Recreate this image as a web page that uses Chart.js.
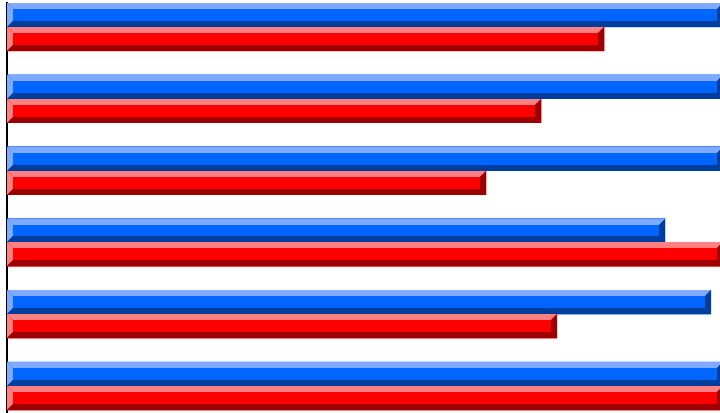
<!DOCTYPE html>
<html>
<head>
<meta charset="utf-8">
<script src="https://cdn.jsdelivr.net/npm/chart.js@4"></script>
<style>
    html, body { margin: 0; padding: 0; background: #fff; overflow: hidden; }
    #wrap { width: 720px; height: 413px; overflow: hidden; position: relative; }
    #chart { display: block; }
</style>
</head>
<body>
<div id="wrap"><canvas id="chart" width="724" height="434"></canvas></div>
<script>
// Chart data
const categories = ['1', '2', '3', '4', '5', '6'];
const blueValues = [100, 100, 100, 91.9, 98.3, 100];
const redValues = [83.4, 74.6, 66.9, 100, 76.8, 100];
const spareValues = [null, null, null, null, null, null]; // empty third slot in each group

// Bevel colours per series: [light, main, dark]
const blueShades = ['#80aaff', '#0066ff', '#003d9c'];
const redShades = ['#ff8080', '#ff0000', '#9c0000'];

// Draw a raised bevel on every bar, using the bar element geometry
const bevelPlugin = {
    id: 'bevel',
    afterDatasetsDraw(chart) {
        const ctx = chart.ctx;
        const b = 6;
        ctx.save();
        ctx.beginPath();
        ctx.rect(chart.chartArea.left, chart.chartArea.top, chart.chartArea.width, chart.chartArea.height);
        ctx.clip();
        chart.data.datasets.forEach((ds, i) => {
            if (!ds.shades) return;
            const meta = chart.getDatasetMeta(i);
            meta.data.forEach(bar => {
                const p = bar.getProps(['x', 'y', 'base', 'height'], true);
                if (p.x == null || isNaN(p.x)) return;
                const x0 = Math.round(p.base), x1 = Math.round(p.x);
                const y0 = Math.round(p.y - p.height / 2), y1 = Math.round(p.y + p.height / 2);
                const poly = (pts, color) => {
                    ctx.fillStyle = color;
                    ctx.beginPath();
                    ctx.moveTo(pts[0][0], pts[0][1]);
                    pts.slice(1).forEach(q => ctx.lineTo(q[0], q[1]));
                    ctx.closePath();
                    ctx.fill();
                };
                poly([[x0, y0], [x1, y0], [x1 - b, y0 + b], [x0 + b, y0 + b]], ds.shades[0]);
                poly([[x0, y0], [x0 + b, y0 + b], [x0 + b, y1 - b], [x0, y1]], ds.shades[0]);
                poly([[x0, y1], [x0 + b, y1 - b], [x1 - b, y1 - b], [x1, y1]], ds.shades[2]);
                poly([[x1, y0], [x1, y1], [x1 - b, y1 - b], [x1 - b, y0 + b]], ds.shades[2]);
            });
        });
        ctx.restore();
    }
};

new Chart(document.getElementById('chart').getContext('2d'), {
    type: 'bar',
    data: {
        labels: categories,
        datasets: [
            { data: blueValues, backgroundColor: blueShades[1], shades: blueShades },
            { data: redValues, backgroundColor: redShades[1], shades: redShades },
            { data: spareValues, backgroundColor: 'rgba(0,0,0,0)' }
        ]
    },
    options: {
        indexAxis: 'y',
        responsive: false,
        animation: false,
        devicePixelRatio: 1,
        layout: { padding: { top: 3, right: 1, bottom: 0, left: 0 } },
        datasets: { bar: { categoryPercentage: 1, barPercentage: 1, borderWidth: 0 } },
        plugins: { legend: { display: false }, tooltip: { enabled: false } },
        scales: {
            x: { display: false, min: 0, max: 100 },
            y: {
                display: true,
                grid: { display: false, drawTicks: false },
                ticks: { display: false },
                border: { display: true, color: '#000', width: 2 },
                afterFit: s => { s.width = 7; }
            }
        }
    },
    plugins: [bevelPlugin]
});
</script>
</body>
</html>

--- Given request ---
Write the listing out a second time exactly, dropping all images.

--- Solution below ---
Recreate this image as a web page that uses Chart.js.
<!DOCTYPE html>
<html>
<head>
<meta charset="utf-8">
<script src="https://cdn.jsdelivr.net/npm/chart.js@4"></script>
<style>
    html, body { margin: 0; padding: 0; background: #fff; overflow: hidden; }
    #wrap { width: 720px; height: 413px; overflow: hidden; position: relative; }
    #chart { display: block; }
</style>
</head>
<body>
<div id="wrap"><canvas id="chart" width="724" height="434"></canvas></div>
<script>
// Chart data
const categories = ['1', '2', '3', '4', '5', '6'];
const blueValues = [100, 100, 100, 91.9, 98.3, 100];
const redValues = [83.4, 74.6, 66.9, 100, 76.8, 100];
const spareValues = [null, null, null, null, null, null]; // empty third slot in each group

// Bevel colours per series: [light, main, dark]
const blueShades = ['#80aaff', '#0066ff', '#003d9c'];
const redShades = ['#ff8080', '#ff0000', '#9c0000'];

// Draw a raised bevel on every bar, using the bar element geometry
const bevelPlugin = {
    id: 'bevel',
    afterDatasetsDraw(chart) {
        const ctx = chart.ctx;
        const b = 6;
        ctx.save();
        ctx.beginPath();
        ctx.rect(chart.chartArea.left, chart.chartArea.top, chart.chartArea.width, chart.chartArea.height);
        ctx.clip();
        chart.data.datasets.forEach((ds, i) => {
            if (!ds.shades) return;
            const meta = chart.getDatasetMeta(i);
            meta.data.forEach(bar => {
                const p = bar.getProps(['x', 'y', 'base', 'height'], true);
                if (p.x == null || isNaN(p.x)) return;
                const x0 = Math.round(p.base), x1 = Math.round(p.x);
                const y0 = Math.round(p.y - p.height / 2), y1 = Math.round(p.y + p.height / 2);
                const poly = (pts, color) => {
                    ctx.fillStyle = color;
                    ctx.beginPath();
                    ctx.moveTo(pts[0][0], pts[0][1]);
                    pts.slice(1).forEach(q => ctx.lineTo(q[0], q[1]));
                    ctx.closePath();
                    ctx.fill();
                };
                poly([[x0, y0], [x1, y0], [x1 - b, y0 + b], [x0 + b, y0 + b]], ds.shades[0]);
                poly([[x0, y0], [x0 + b, y0 + b], [x0 + b, y1 - b], [x0, y1]], ds.shades[0]);
                poly([[x0, y1], [x0 + b, y1 - b], [x1 - b, y1 - b], [x1, y1]], ds.shades[2]);
                poly([[x1, y0], [x1, y1], [x1 - b, y1 - b], [x1 - b, y0 + b]], ds.shades[2]);
            });
        });
        ctx.restore();
    }
};

new Chart(document.getElementById('chart').getContext('2d'), {
    type: 'bar',
    data: {
        labels: categories,
        datasets: [
            { data: blueValues, backgroundColor: blueShades[1], shades: blueShades },
            { data: redValues, backgroundColor: redShades[1], shades: redShades },
            { data: spareValues, backgroundColor: 'rgba(0,0,0,0)' }
        ]
    },
    options: {
        indexAxis: 'y',
        responsive: false,
        animation: false,
        devicePixelRatio: 1,
        layout: { padding: { top: 3, right: 1, bottom: 0, left: 0 } },
        datasets: { bar: { categoryPercentage: 1, barPercentage: 1, borderWidth: 0 } },
        plugins: { legend: { display: false }, tooltip: { enabled: false } },
        scales: {
            x: { display: false, min: 0, max: 100 },
            y: {
                display: true,
                grid: { display: false, drawTicks: false },
                ticks: { display: false },
                border: { display: true, color: '#000', width: 2 },
                afterFit: s => { s.width = 7; }
            }
        }
    },
    plugins: [bevelPlugin]
});
</script>
</body>
</html>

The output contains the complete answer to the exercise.